On Wed, Jul 21, 2021 at 8:11 AM Arnd Bergmann <arnd@...nel.org> wrote:
>
> From: Arnd Bergmann <arnd@...db.de>
>
> The use of dma_unmap_addr()/dma_unmap_len() in the driver causes
> multiple warnings when these macros are defined as empty:
>
> drivers/net/ethernet/google/gve/gve_tx_dqo.c: In function 'gve_tx_add_skb_no_copy_dqo':
> drivers/net/ethernet/google/gve/gve_tx_dqo.c:494:40: error: unused variable 'buf' [-Werror=unused-variable]
>   494 |                 struct gve_tx_dma_buf *buf =
>
> As it turns out, there are three copies of the same loop,
> and one of them is already split out into a separate function.
>
> Fix the warning in this one place, and change the other two
> to call it instead of open-coding the same loop.
>
> Fixes: a57e5de476be ("gve: DQO: Add TX path")
> Signed-off-by: Arnd Bergmann <arnd@...db.de>
> ---
> The warning is present in both 5.14-rc2 and net-next as of today
> ---
>  drivers/net/ethernet/google/gve/gve_tx_dqo.c | 92 ++++++++------------
>  1 file changed, 35 insertions(+), 57 deletions(-)
>
> diff --git a/drivers/net/ethernet/google/gve/gve_tx_dqo.c b/drivers/net/ethernet/google/gve/gve_tx_dqo.c
> index 05ddb6a75c38..fffa882db493 100644
> --- a/drivers/net/ethernet/google/gve/gve_tx_dqo.c
> +++ b/drivers/net/ethernet/google/gve/gve_tx_dqo.c
> @@ -73,6 +73,26 @@ gve_free_pending_packet(struct gve_tx_ring *tx,
>         }
>  }
>
> +static void gve_unmap_packet(struct device *dev,
> +                            struct gve_tx_pending_packet_dqo *pending_packet)
> +{
> +       dma_addr_t addr;
> +       size_t len;
> +       int i;
> +
> +       /* SKB linear portion is guaranteed to be mapped */
> +       addr = dma_unmap_addr(&pending_packet->bufs[0], dma);
> +       len = dma_unmap_len(&pending_packet->bufs[0], len);
> +       dma_unmap_single(dev, addr, len, DMA_TO_DEVICE);

"SKB linear portion is guaranteed to be mapped" is only true if
gve_tx_add_skb_no_copy_dqo completed successfully.

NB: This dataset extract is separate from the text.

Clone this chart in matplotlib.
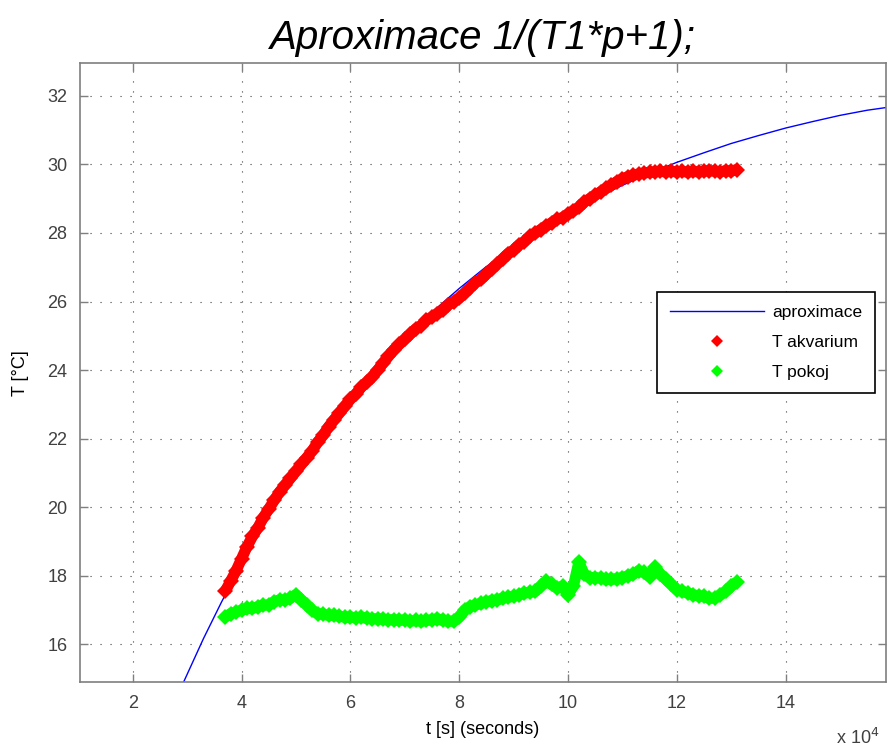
import matplotlib
matplotlib.use("Agg")
import matplotlib.pyplot as plt
from matplotlib.lines import Line2D

plt.rcParams['font.family'] = ['Liberation Sans', 'DejaVu Sans']

# time axis values are in units of 1e4 s
t_aprox = [2.9, 3.3, 3.63, 4.0, 4.5, 5.0, 5.5, 6.0, 6.5, 7.0, 7.5, 8.0, 8.5, 9.0,
           9.5, 10.0, 10.5, 11.0, 11.5, 12.0, 12.5, 13.0, 13.5, 14.0, 14.5, 15.0,
           15.5, 15.9]
T_aprox = [14.78, 16.17, 17.23, 18.35, 19.73, 20.98, 22.11, 23.14, 24.08, 24.92,
           25.69, 26.38, 27.02, 27.59, 28.11, 28.58, 29.00, 29.39, 29.74, 30.06,
           30.34, 30.61, 30.84, 31.06, 31.25, 31.43, 31.58, 31.67]

t_meas = [3.7, 3.8, 3.9, 4.0, 4.1, 4.2, 4.3, 4.4, 4.5, 4.6, 4.7, 4.8, 4.9, 5.0,
          5.1, 5.2, 5.3, 5.4, 5.5, 5.6, 5.7, 5.8, 5.9, 6.0, 6.1, 6.2, 6.3, 6.4,
          6.5, 6.6, 6.7, 6.8, 6.9, 7.0, 7.1, 7.2, 7.3, 7.4, 7.5, 7.6, 7.7, 7.8,
          7.9, 8.0, 8.1, 8.2, 8.3, 8.4, 8.5, 8.6, 8.7, 8.8, 8.9, 9.0, 9.1, 9.2,
          9.3, 9.4, 9.5, 9.6, 9.7, 9.8, 9.9, 10.0, 10.1, 10.2, 10.3, 10.4, 10.5,
          10.6, 10.7, 10.8, 10.9, 11.0, 11.1, 11.2, 11.3, 11.4, 11.5, 11.6, 11.7,
          11.8, 11.9, 12.0, 12.1, 12.2, 12.3, 12.4, 12.5, 12.6, 12.7, 12.8, 12.9,
          13.0, 13.1]

T_akvarium = [17.55, 17.85, 18.15, 18.5, 18.85, 19.15, 19.4, 19.7, 19.95, 20.2,
              20.45, 20.65, 20.85, 21.05, 21.25, 21.45, 21.65, 21.9, 22.1, 22.35,
              22.55, 22.75, 22.95, 23.15, 23.3, 23.5, 23.65, 23.8, 24.0, 24.2,
              24.4, 24.6, 24.75, 24.9, 25.05, 25.2, 25.3, 25.45, 25.55, 25.65,
              25.75, 25.9, 26.0, 26.1, 26.25, 26.4, 26.55, 26.65, 26.8, 26.95,
              27.1, 27.25, 27.4, 27.5, 27.65, 27.75, 27.9, 28.0, 28.1, 28.2,
              28.3, 28.4, 28.45, 28.55, 28.65, 28.75, 28.9, 29.0, 29.1, 29.2,
              29.3, 29.4, 29.5, 29.58, 29.64, 29.68, 29.72, 29.75, 29.77, 29.78,
              29.8, 29.78, 29.8, 29.78, 29.8, 29.77, 29.8, 29.78, 29.8, 29.82,
              29.8, 29.78, 29.82, 29.8, 29.85]

T_pokoj = [16.8, 16.9, 16.95, 17.0, 17.05, 17.05, 17.1, 17.15, 17.15, 17.25,
           17.3, 17.3, 17.35, 17.45, 17.3, 17.15, 17.0, 16.9, 16.88, 16.85,
           16.85, 16.82, 16.8, 16.8, 16.78, 16.8, 16.76, 16.75, 16.75, 16.74,
           16.72, 16.72, 16.7, 16.72, 16.68, 16.7, 16.68, 16.7, 16.72, 16.75,
           16.7, 16.68, 16.68, 16.8, 17.0, 17.1, 17.15, 17.2, 17.25, 17.28,
           17.3, 17.35, 17.38, 17.4, 17.45, 17.5, 17.52, 17.55, 17.7, 17.85,
           17.75, 17.65, 17.7, 17.45, 17.7, 18.4, 18.05, 17.95, 17.95, 17.93,
           17.9, 17.9, 17.92, 17.95, 18.0, 18.05, 18.15, 18.1, 17.98, 18.25,
           18.05, 17.9, 17.75, 17.6, 17.55, 17.5, 17.45, 17.42, 17.4, 17.35,
           17.35, 17.45, 17.55, 17.7, 17.82]

xticks = [2, 4, 6, 8, 10, 12, 14]
yticks = [16, 18, 20, 22, 24, 26, 28, 30, 32]

fig = plt.figure(figsize=(8.88, 7.53), dpi=100)
ax = fig.add_axes([0.090, 0.094, 0.908, 0.822])

ax.plot(t_aprox, T_aprox, color='#0000ff', lw=1.0)
# thick line under the markers keeps the band continuous
ax.plot(t_meas, T_akvarium, color='#ff0000', lw=8, solid_capstyle='butt')
ax.plot(t_meas, T_akvarium, 'D', color='#ff0000', ms=8, mew=0)
ax.plot(t_meas, T_pokoj, color='#00ff00', lw=8, solid_capstyle='butt')
ax.plot(t_meas, T_pokoj, 'D', color='#00ff00', ms=8, mew=0)

ax.set_xlim(1.03, 15.85)
ax.set_ylim(14.9, 32.95)
ax.set_xticks(xticks)
ax.set_yticks(yticks)
ax.grid(True, color='#404040', linestyle=(0, (1, 8)), lw=0.8)
ax.tick_params(direction='in', length=6, width=1, color='#7f7f7f',
               labelcolor='#404040', labelsize=13, top=True, right=True, pad=9)
for s in ax.spines.values():
    s.set_color('#7f7f7f')
    s.set_linewidth(1.2)

ax.set_title('Aproximace 1/(T1*p+1);', fontsize=29, style='italic', pad=10)
ax.set_xlabel('t [s] (seconds)', fontsize=13, labelpad=7)
ax.set_ylabel('T [°C]', fontsize=13, labelpad=13)
fig.text(0.942, 0.012, r'x 10$^{4}$', fontsize=13, color='#404040')

handles = [Line2D([], [], color='#0000ff', lw=1.0),
           Line2D([], [], ls='none', marker='D', color='#ff0000', ms=6, mew=0),
           Line2D([], [], ls='none', marker='D', color='#00ff00', ms=6, mew=0)]
leg = ax.legend(handles, ['aproximace', 'T akvarium', 'T pokoj'],
                loc='upper right', bbox_to_anchor=(0.986, 0.630), fontsize=12.5,
                frameon=True, fancybox=False, framealpha=1, handlelength=5.4,
                borderpad=0.75, labelspacing=0.85, handletextpad=0.45,
                borderaxespad=0)
leg.get_frame().set_edgecolor('black')
leg.get_frame().set_linewidth(1.2)

fig.savefig('out.png', dpi=100)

This optimization is important for the success path because otherwise
there would be a per-packet branch misprediction, which I found to
have a large performance impact.

A solution which should address this would be something like:

+static void gve_unmap_packet(struct device *dev,
+     struct gve_tx_pending_packet_dqo *pending_packet
+     bool always_unmap_first)
+{
+ dma_addr_t addr;
+ size_t len;
+ int i;
+
+ if (always_unmap_first || pending_packet->num_bufs > 0) {
+  addr = dma_unmap_addr(&pending_packet->bufs[0], dma);
+  len = dma_unmap_len(&pending_packet->bufs[0], len);
+  dma_unmap_single(dev, addr, len, DMA_TO_DEVICE);
+ }
+
+ for (i = 1; i < pending_packet->num_bufs; i++) {
+  addr = dma_unmap_addr(&pending_packet->bufs[i], dma);
+  len = dma_unmap_len(&pending_packet->bufs[i], len);
+  dma_unmap_page(dev, addr, len, DMA_TO_DEVICE);
+ }
+ pending_packet->num_bufs = 0;
+}

(Sorry my email client keeps turning tabs into spaces...)

By doing this, we can rely on the compiler to optimize away the extra
branch in cases we know the first buffer will be mapped.

>
> +static inline void gve_tx_dma_buf_set(struct gve_tx_dma_buf *buf,
> +                                     dma_addr_t addr, size_t len)
> +{
> +       dma_unmap_len_set(buf, len, len);
> +       dma_unmap_addr_set(buf, dma, addr);
> +}

checkpatch.pl will complain about `inline` in a C file.

However, I would prefer to just not introduce this helper because it
introduces indirection for the reader and the risk of passing the
arguments in the wrong order. Don't have a strong opinion here though.